Overall Design

Layered

TPU-MLIR treats the compilation process of the network model in two layers.

Top Dialect

Chip-independent layer, including graph optimization, quantization and inference, etc.

Tpu Dialect

Chip-related layer, including weight reordering, operator slicing, address assignment, inference, etc.

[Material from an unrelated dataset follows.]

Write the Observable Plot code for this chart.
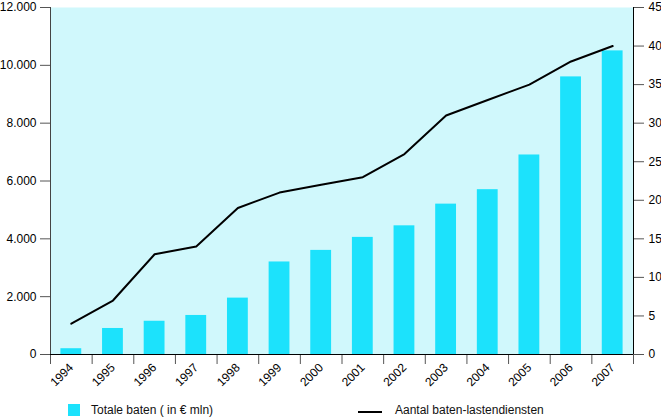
<!DOCTYPE html>
<html><head><meta charset="utf-8">
<script src="https://cdn.jsdelivr.net/npm/d3@7"></script>
<script src="https://cdn.jsdelivr.net/npm/@observablehq/plot@0.6"></script>
<style>
body{margin:0;background:#fff;font-family:"Liberation Sans",Arial,sans-serif;}
#wrap{position:relative;width:661px;height:418px;overflow:hidden;}
#chart{position:absolute;left:0;top:0;}
.lg{position:absolute;font-size:12px;color:#111;white-space:nowrap;line-height:14px;}
</style></head><body><div id="wrap"><div id="chart"></div>
<div class="lg" style="left:68px;top:404px;width:12px;height:12px;background:#1ce2fc"></div>
<div class="lg" style="left:91px;top:403px;">Totale baten ( in € mln)</div>
<div class="lg" style="left:358px;top:411px;width:24px;height:2px;background:#000"></div>
<div class="lg" style="left:395px;top:403px;">Aantal baten-lastendiensten</div>
</div>
<script>
const years = [1994,1995,1996,1997,1998,1999,2000,2001,2002,2003,2004,2005,2006,2007];
const baten = [200,900,1150,1350,1950,3200,3600,4050,4450,5200,5700,6900,9600,10500];
const diensten = [4,7,13,14,19,21,22,23,26,31,33,35,38,40];
const leftTicks = [0,2000,4000,6000,8000,10000,12000];
const rightTicks = [0,5,10,15,20,25,30,35,40,45];

const RATIO = 12000/45;
const data = years.map((y,i)=>({year:y, baten:baten[i], diensten:diensten[i]}));
const boundaries = [...years.map(y=>y-0.5), years[years.length-1]+0.5];
const nl = d3.formatLocale({decimal:",", thousands:".", grouping:[3], currency:["€",""]});
const fmt = nl.format(",");

const chart = Plot.plot({
  width:661, height:400,
  marginTop:7, marginBottom:46, marginLeft:50, marginRight:28,
  style:{fontSize:"12px", fontFamily:"'Liberation Sans', Arial, sans-serif", color:"#000", background:"transparent"},
  x:{type:"linear", domain:[1993.5, 2007.5]},
  y:{domain:[0,12000]},
  marks:[
    Plot.frame({fill:"#d0f8fc", stroke:null}),
    Plot.rectY(data,{x1:d=>d.year-0.25, x2:d=>d.year+0.25, y:"baten", fill:"#1ce2fc"}),
    Plot.line(data,{x:"year", y:d=>d.diensten*RATIO, stroke:"#000", strokeWidth:2}),
    Plot.axisY({anchor:"left", ticks:leftTicks, tickFormat:fmt, tickSize:10, tickPadding:4, label:null, stroke:"#555"}),
    Plot.axisY({anchor:"right", ticks:rightTicks.map(v=>v*RATIO), tickFormat:d=>String(Math.round(d/RATIO)), tickSize:10, tickPadding:5, label:null, stroke:"#555"}),
    Plot.axisX({ticks:years, tickSize:0, tickPadding:11, tickRotate:-45, tickFormat:d=>String(d), label:null}),
    Plot.axisX({ticks:boundaries, tickSize:10, tickFormat:()=>"", label:null, stroke:"#555"}),
    Plot.ruleX([1993.5],{stroke:"#444"}),
    Plot.ruleX([2007.5],{stroke:"#000"}),
    Plot.ruleY([0],{stroke:"#000"})
  ]
});
document.getElementById("chart").appendChild(chart);
</script></body></html>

The overall flow is shown in the (TPU-MLIR overall process) diagram, where the model is gradually converted into final instructions by Passes. Here is a detailed description of what functions each Pass does in the Top layer and the Tpu layer. The following chapters will explain the key points of each Pass in detail.

Top Pass

Canonicalize

Graph optimization related to specific OP, such as merging relu into conv, shape merge, etc.

Calibration

According to the calibration table, insert min and max for each OP for subsequent quantization. Insert threshold for symmetric quantization.

Lowering

Lower the OP to the tpu layer according to the quantization type. Supported types are F32/F16/BF16/INT8 symmetric/INT8 asymmetric.

Tpu Pass

Canonicalize

Graph optimization related to specific OP, such as merging of consecutive Requants, etc.

WeightReorder

Reorder the weights of individual OP based on chip characteristics, such as filter and bias for convolution.

Subnet

Split the network into different subnets according to TPU/CPU, if all operators are TPU, there is only one subnet.

LayerGroup

Slice the network so that as many OPs as possible are computed consecutively in the local mem.

MemAssign

Assign addresses to the OPs that need global mem.

CodeGen

Use Builder module to generate the final model in flatbuffers format.